My first thought was “What the heck? Why are you snapping your fingers at me? I’m not a dog.”

The joys of educating people who don’t want to be educated, and give you a “whatever” look, when you explain that you didn’t like that, and it would be better to tap a person on the shoulder.

 

Whispering In Class and Music On The Radio Wednesday, November 1, 2006

I know it’s bad to do it, not to mention the epitome of rudeness, but this morning was just one of those days. A class where everybody is immeasurably bored that you can’t resist talking to your neighbor, and that was what was going on today.

One thing I’ve never been able to do as a deaf person is to whisper. I either talk too loud in my attempt to “whisper” or I think I’m whispering, but I’m actually making no sound, and the other person can’t hear me, much less read my lips.

I was whispering with my classmate, Jen A., and to my amazement, she could understand what was saying, and I wasn’t being loud that others could hear me. But even better, my lipreading was enhanced by hearing what she was saying.

However, I still find it very difficult to be able to whisper and control your voice/make the sound in order to be understood without having an audience.

At work today, I was standing in the work area, just stretching my ankle because it was sore, and I could faintly hear music playing.

“Kathy, do you hear music playing?”

“I have the radio on, it’s really low though.”

“Are you serious? No way. I can hear that, it’s very quiet. But that is sooooooo cool.”

I was AMAZED because I was a good 15 feet away from the radio, and could hear it distinctly…I could tell the difference between the music and the voices, and I was just impressed as it’s only been 2 months, 3 weeks, and 4 days since activation.

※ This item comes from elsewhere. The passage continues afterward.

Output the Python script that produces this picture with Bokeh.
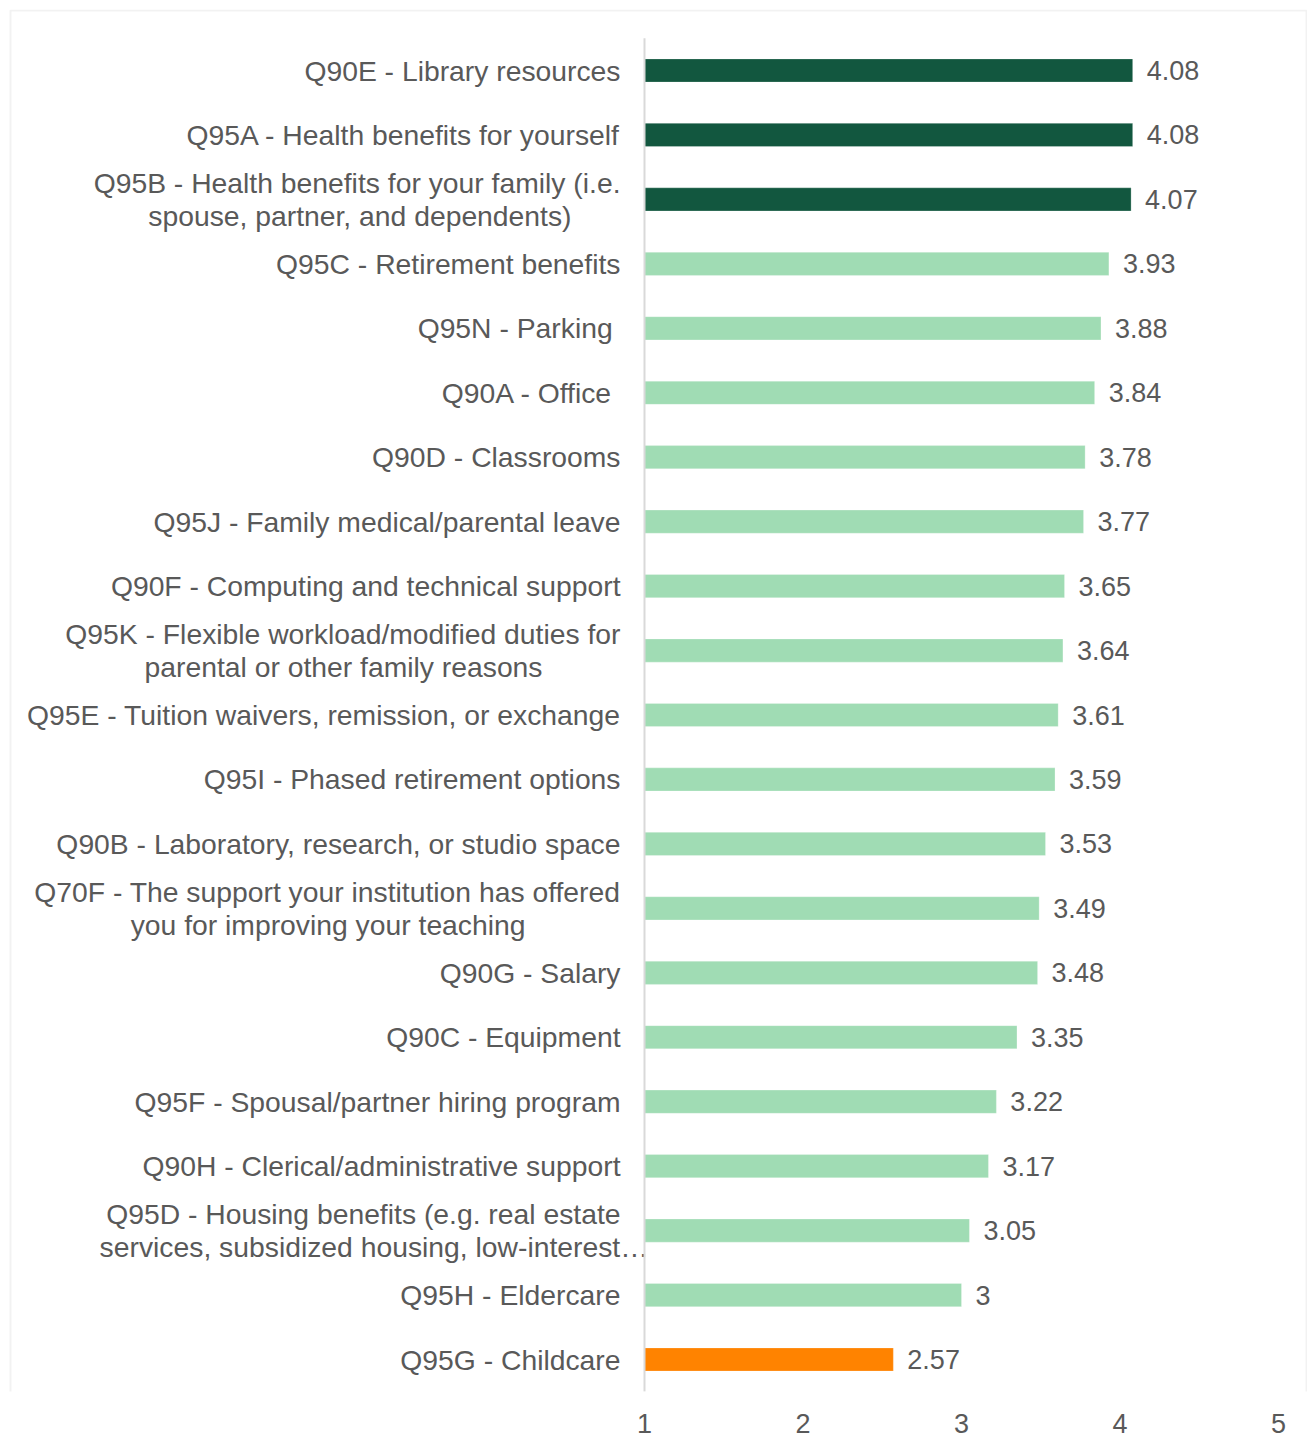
from bokeh.plotting import figure
from bokeh.models import ColumnDataSource, FixedTicker, BoxAnnotation, Range1d
from bokeh.core.properties import value
from bokeh.embed import file_html
from bokeh.resources import INLINE

# ---------------- data ----------------
categories = [
    "Q90E - Library resources",
    "Q95A - Health benefits for yourself",
    "Q95B - Health benefits for your family (i.e.\nspouse, partner, and dependents)",
    "Q95C - Retirement benefits",
    "Q95N - Parking ",
    "Q90A - Office ",
    "Q90D - Classrooms",
    "Q95J - Family medical/parental leave",
    "Q90F - Computing and technical support",
    "Q95K - Flexible workload/modified duties for\nparental or other family reasons",
    "Q95E - Tuition waivers, remission, or exchange",
    "Q95I - Phased retirement options",
    "Q90B - Laboratory, research, or studio space",
    "Q70F - The support your institution has offered\nyou for improving your teaching",
    "Q90G - Salary",
    "Q90C - Equipment",
    "Q95F - Spousal/partner hiring program",
    "Q90H - Clerical/administrative support",
    "Q95D - Housing benefits (e.g. real estate\nservices, subsidized housing, low-interest\u2026",
    "Q95H - Eldercare",
    "Q95G - Childcare",
]
scores = [4.08, 4.08, 4.07, 3.93, 3.88, 3.84, 3.78, 3.77, 3.65, 3.64, 3.61,
          3.59, 3.53, 3.49, 3.48, 3.35, 3.22, 3.17, 3.05, 3.00, 2.57]
groups = ["top", "top", "top"] + ["mid"] * 17 + ["low"]
x_ticks = [1, 2, 3, 4, 5]

# ---------------- styles / layout ----------------
GROUP_COLORS = {"top": "#12573f", "mid": "#a0dcb4", "low": "#ff8300"}
TEXT_COLOR = "#595959"
FONT = value("Liberation Sans")
LABEL_GAP = -24          # px left of the axis line
LINE_HALF = 16.5         # px half spacing of two-line labels
SECOND_LINE_SHIFT = {2: 49, 9: 78, 13: 95, 18: -28}

W, H = 1307, 1442
PX_PER_UNIT = 158.5
AXIS_PX = 644            # pixel of x = 1
ROW_PX = 64.45           # pixel distance between rows
FIRST_ROW_PX = 70        # pixel centre of first row
FRAME_TOP, FRAME_BOTTOM = 9, 1391

x_start = 1 - AXIS_PX / PX_PER_UNIT
x_end = 5 + (W - (AXIS_PX + 4 * PX_PER_UNIT)) / PX_PER_UNIT
y_top = (FRAME_TOP - FIRST_ROW_PX) / ROW_PX
y_bottom = (FRAME_BOTTOM - FIRST_ROW_PX) / ROW_PX

p = figure(width=W, height=H, output_backend="svg", toolbar_location=None,
           x_range=Range1d(x_start, x_end),
           y_range=Range1d(y_bottom, y_top),
           y_axis_location=None,
           min_border_left=0, min_border_right=0,
           min_border_top=FRAME_TOP, min_border_bottom=H - FRAME_BOTTOM)
p.background_fill_color = "white"
p.border_fill_color = "white"
p.outline_line_color = None
p.grid.visible = False

n = len(categories)
rows = list(range(n))

bar_src = ColumnDataSource(dict(
    row=rows, score=scores,
    color=[GROUP_COLORS[g] for g in groups],
    lbl=[f"{v:g}" for v in scores],
))
p.hbar(y="row", left=1, right="score", height=0.36, color="color",
       line_color="white", line_alpha=0.5, line_width=0.5, source=bar_src)

p.text(x="score", y="row", text="lbl", source=bar_src,
       x_offset=14, text_align="left", text_baseline="middle",
       text_font=FONT, text_font_size="27px", text_color=TEXT_COLOR)

# category labels (drawn line by line)
lx, ly, lt, lxo, lyo = [], [], [], [], []
for i, c in enumerate(categories):
    parts = c.split("\n")
    if len(parts) == 1:
        lx.append(1); ly.append(i); lt.append(c); lxo.append(LABEL_GAP); lyo.append(0)
    else:
        lx.append(1); ly.append(i); lt.append(parts[0]); lxo.append(LABEL_GAP); lyo.append(-LINE_HALF)
        lx.append(1); ly.append(i); lt.append(parts[1])
        lxo.append(LABEL_GAP - SECOND_LINE_SHIFT.get(i, 0)); lyo.append(LINE_HALF)
lab_src = ColumnDataSource(dict(x=lx, y=ly, t=lt, xo=lxo, yo=lyo))
p.text(x="x", y="y", text="t", x_offset="xo", y_offset="yo", source=lab_src,
       text_align="right", text_baseline="middle",
       text_font=FONT, text_font_size="28.3px", text_color=TEXT_COLOR)

# vertical axis line at x = 1
p.segment(x0=[1], x1=[1], y0=[-0.5], y1=[n - 0.5], line_color="#d9d9d9", line_width=2)

ax = p.xaxis[0]
ax.ticker = FixedTicker(ticks=x_ticks)
ax.axis_line_color = None
ax.major_tick_line_color = None
ax.minor_tick_line_color = None
ax.major_label_text_font = "Liberation Sans"
ax.major_label_text_font_size = "27px"
ax.major_label_text_color = TEXT_COLOR
ax.major_label_standoff = 16

# chart-area border
p.add_layout(BoxAnnotation(left=10, right=W - 1, top=FRAME_TOP + 1, bottom=H + 5,
                           left_units="canvas", right_units="canvas",
                           top_units="canvas", bottom_units="canvas",
                           fill_color=None, line_color="#d4d4d4", line_width=2))

open("out.html", "w").write(file_html(p, INLINE))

In the middle of my delight at hearing this, Kathy asked me why I asked her that question, as I’ve been asking her and others at work off and on throughout the quarter about noises that I’ve been hearing, and she didn’t understand why I was doing that, as some of the questions struck her as being odd.

What she didn’t know was that all these sounds I that I have been hearing are new to me, and that I was a new implantee. She knew I could hear with the hearing aid, but not that the fact that these were new sounds for me.

It was a very good thing that I could hear the radio from where I was standing, because that is the equivalent of a “normal hearing” person.

I borrowed a different battery charger to determine if the short battery life of one of my batteries is an issue with the charger or with the battery. After yesterday’s dismal “run time”, it’s definitely the battery. So back to AB it will go, because a brand new 18 hour battery should not be lasting 12 or less hours.

I know that in the days right after activation, Susan told me that I needed to document my journey, because as time goes by, I’m going to look back and go WOW…look how far I’ve come in this short time that I’ve been activated. I see it each and every day and am thrilled.

I would not trade one day of this journey at all. I do not regret my decision at all, and happy that I got the CI when I did. The CI has been amazing so far, and I *LOVE* it. Thank you to everybody involved.